Widomska also points to figures that suggest people who play video games are more likely to be vegetarian and identify within the LGBTQ+ spectrum than the population average. They also worry more about climate change and engage politically. Engaging with causes that players care about is thus in every company’s best interest.
“We now acknowledge that women play games, that people of colour play games, but instead of engaging with their interests, many companies still assume that because these people game, they have the same interests as the stereotypical gamer we’ve identified before,” Widomska says.
“But with acknowledging a diverse audience needs to come an acknowledgement of a more diverse set of interests, too, reflected both in the games and the companies that make them. Gamers aren’t passive, they care about sustainability a lot.”
How to drive sustainability
To achieve more sustainability within the games industry, the concept in the way Widomska describes it likely needs to catch on more widely first.
“The one thing that could really help would be greater unionisation and legislation, as well as better understanding of sustainability from indies and publishers,” she says. While efforts within legislation aren’t something many companies have any kind of influence over, spreading the word and operating sustainably is a good effort for any company to undertake.
In addition to Widomska’s efforts as a speaker on the topic, Yrs Truly is a certified B Corporation – a global, international certification that assesses a company’s sustainability and societal impact.
Widomska also believes that independent game studios could be the biggest drivers of change.
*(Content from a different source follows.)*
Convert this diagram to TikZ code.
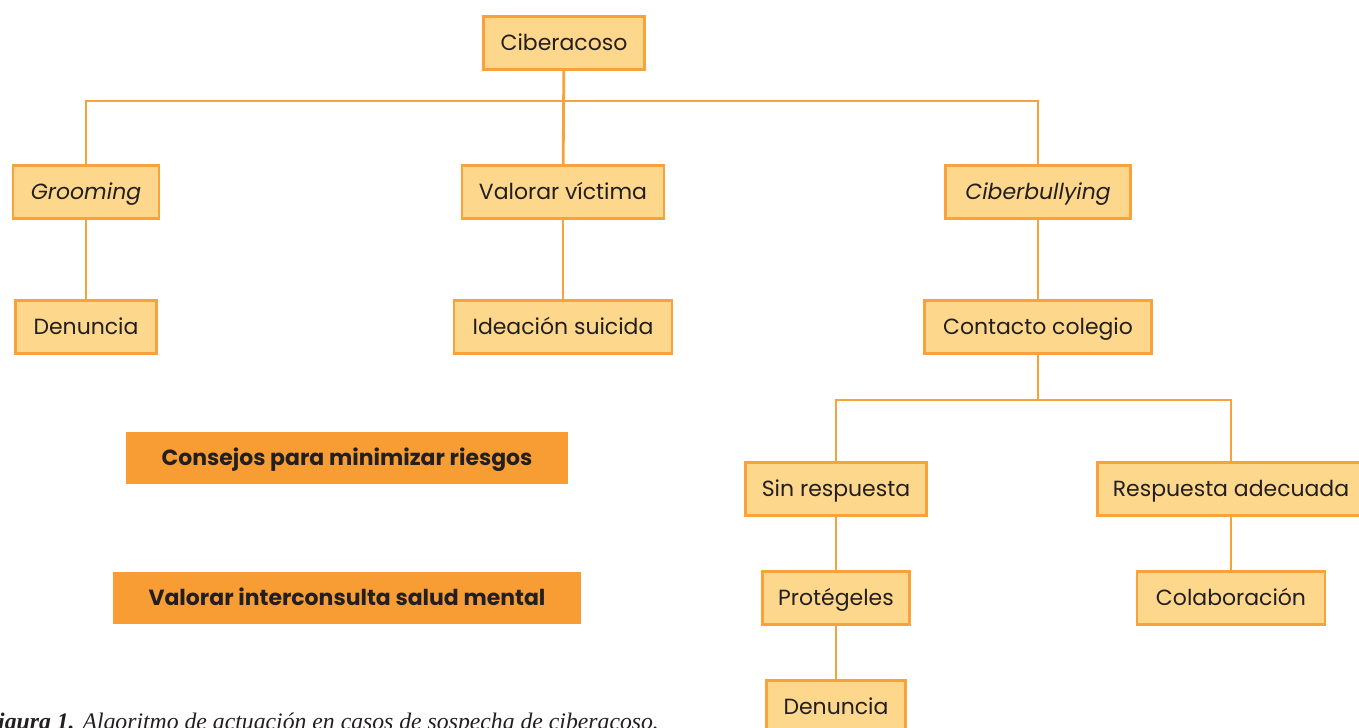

Larger companies often have to factor in the demands of shareholders, a large part of whom may not have any experience with gaming culture. Indie game studios, on the other hand, especially ‘AAA indies’, studios led by industry veterans, are in the best position to drive the change.
“Those that have greater autonomy and aren’t beholden to people who don’t care about games, and they can build change much faster, such as offering the four-day work week. If you make sustainable products from the get-go, you show others that it can be done,” she says, emphasising that while everyone’s efforts matter, a studio that receives publicity and attention from players curious about a veteran’s next projects are in a better position to promote sustainability than a small marketing agency such as Yrs Truly.
One thing Widomska knows for sure: by identifying the needs of workers and audiences and meeting audiences where they’re at, the gaming industry will be better off as a whole.